Ложились спать мы, дети, рано: в 9 часов все должно быть уже потушено. Мне очень было завидно, что «взрослые продолжают жить», когда мы должны спать, «наверное тут-то у них самое интересное и веселое», думал я...

В Наре была одна атмосфера, а в Хорошем, несмотря на то, что мы жили там с тем же Дедушкой, совсем иная.

Помню осенний приезд на станцию Лозовую и ночную поездку в нескольких экипажах, за 40 верст, в Хорошее. Впереди ехал верховой с пылающим керосиновым факелом, причудливо и тускло освещающим дорогу.

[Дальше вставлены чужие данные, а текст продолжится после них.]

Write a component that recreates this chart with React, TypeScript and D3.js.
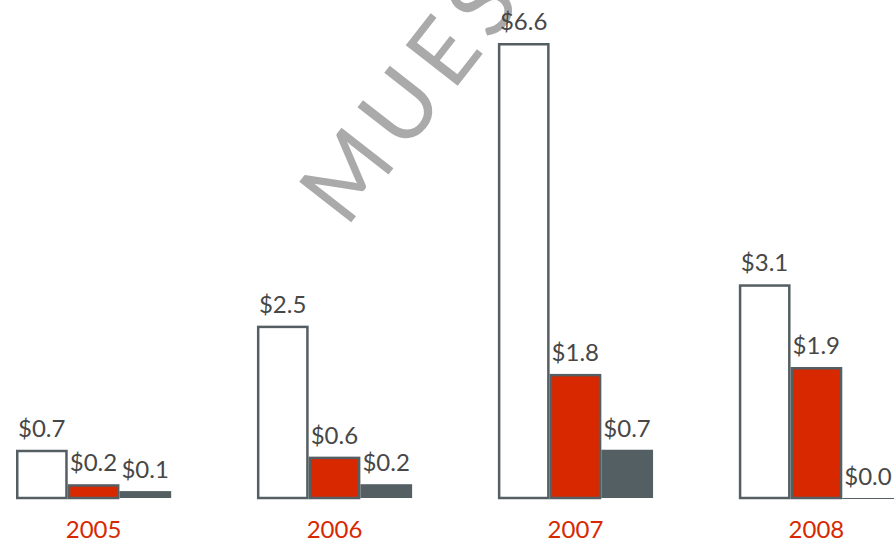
import React from 'react';
import * as d3 from 'd3';

const years = ['2005', '2006', '2007', '2008'];
const seriesA = [0.7, 2.5, 6.6, 3.1];
const seriesB = [0.2, 0.6, 1.8, 1.9];
const seriesC = [0.1, 0.2, 0.7, 0.0];
const seriesKeys = ['a', 'b', 'c'];
const watermark = 'MUES';

const W = 896;
const H = 544;

export default function App() {
  const x0 = d3.scaleBand<string>().domain(years).range([16, 894]).paddingInner(0.356).paddingOuter(0);
  const x1 = d3.scaleBand<string>().domain(seriesKeys).range([0, x0.bandwidth()]).padding(0);
  const y = d3.scaleLinear().domain([0, 6.6]).range([498, 43]);
  const series = [seriesA, seriesB, seriesC];
  const fills = ['#ffffff', '#d82800', '#545f63'];
  const stroke = '#555f63';
  const fmt = (v: number) => '$' + d3.format('.1f')(v);

  return (
    <svg width={W} height={H} style={{ position: 'absolute', left: 0, top: 0 }} fontFamily="Lato, 'Open Sans', sans-serif">
      <g transform="translate(346,229) rotate(-52)">
        <text fontSize={92} fontWeight={400} fill="#aaaaaa" letterSpacing={10}>{watermark}</text>
      </g>
      {years.map((yr, i) => (
        <g key={yr} transform={`translate(${x0(yr)},0)`}>
          {series.map((s, k) => {
            const v = s[i];
            const bx = x1(seriesKeys[k])!;
            const bw = x1.bandwidth();
            const top = y(v);
            const h = y(0) - top;
            return (
              <g key={k}>
                {v > 0 ? (
                  k === 2 ? (
                    <rect x={bx} y={top} width={bw} height={h} fill={fills[k]} />
                  ) : (
                    <rect x={bx + 1.25} y={top + 1.25} width={bw - 2.5} height={h - 1.25} fill={fills[k]} stroke={stroke} strokeWidth={2.5} />
                  )
                ) : (
                  <line x1={bx} x2={bx + bw} y1={y(0) + 0.5} y2={y(0) + 0.5} stroke={stroke} strokeWidth={1} />
                )}
                <text x={bx + 2} y={top - 13} fontSize={24} fill="#474747">{fmt(v)}</text>
              </g>
            );
          })}
          <text x={x0.bandwidth() / 2} y={538} textAnchor="middle" fontSize={24} fill="#d82800">{yr}</text>
        </g>
      ))}
    </svg>
  );
}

Однажды, недалеко от дороги, по которой мы проезжали, в степи, старый чабан с подпаском пасли отару овец. Ночь была темная, хоть глаз выколи. Вдруг чабан видит, как по воздуху, выше земли несется пламя (наш факел). Он крестится и протирает глаза, но пламя не только не пропадает, но еще движется что-то с горящими огненными глазами (фонари передней кареты). «Антихрист!» — мелькнула мысль у чабана, он вскрикнул и упал в обморок. Испуганный подпасок со всех ног бросился бежать в степь. Только под утро он пришел в деревню, где узнал, что конец мира еще не наступил... Пошли искать старого чабана. Переживание отразилось на нем так сильно, что его пришлось отправить в больницу... Я потом видел этого чабана: прекрасный тип старого запорожца! Никакойреальнойопасности он, наверное, не испугался бы. Вообще, когда я читаю «Тараса Бульбу», я вспоминаю некоторых хорошевских чабанов и мужиков. Часть же тамошних крестьян сохранила чисто великорусский тип. Это были потомки крепостных, переселенных туда еще моим прадедом кн. А. Г. Щербатовым из Самарской губернии. Однако быт этих крестьян был уже чисто малороссийский, начиная с того, что они жили не в избах, а в хатах, мазанках. К сожалению, они отказалась и от великорусскик бань. Чистоту малороссийских жилищ они усвоили, но переняли их обычай жить без бань.